In March 2015, the World Health Organization’s International Agency for Research on Cancer (IARC), declared glyphosate a probable human carcinogen after an independent review suggested occupational exposure increased the risk of cancer, especially non-Hodgkin’s lymphoma.
Earlier this year, University of Washington researchers suggested glyphosate exposure increased the risk of non-Hodgkin’s lymphoma by as much as 41%. And in April, the U.S. Centers for Disease Control’s Agency for Toxic Substances and Disease Registry said it couldn’t rule out a cancer link and called for further investigation.
However, the U.S. Environmental Protection Agency continues to maintain that glyphosate is safe.
Bayer AG acquired Monsanto in June 2018. As a result of the acquisition, the company is now defending more than 40,000 Roundup lawsuits filed in U.S. courts that blame glyphosate for cancer.
Plaintiffs claim Monsanto intentionally concealed the association between glyphosate and non-Hodgkin’s lymphoma for years and waged an aggressive campaign to discredit the IARC review. Among other things, they assert that company personnel actually ghostwrote some of the studies that contradicted the IARC’s findings and leveraged close relationships with the EPA and other regulators to unduly influence their glyphosate reviews.

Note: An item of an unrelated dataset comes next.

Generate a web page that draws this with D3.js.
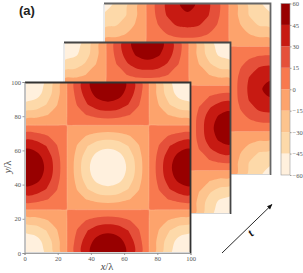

Three Monsanto Roundup lawsuits have gone to trial since Bayer completed its acquisition. So far, every jury has ruled in favor of plaintiffs, awarding verdicts that ranged from $80 million to $2 billion.
Bayer is now participating in a court ordered mediation effort aimed at resolving the massive litigation, which is being led by Kenneth Feinberg, the prominent attorney behind the 9/11 Victims Compensation Fund and other high-profile legal settlements.
In an interview with WirtschaftsWoche last Month, Feinberg reported that the talks were progressing “slowly, but steadily, and indicated the parties are currently working to clarify all justified claims alleging glyphosate caused cancer.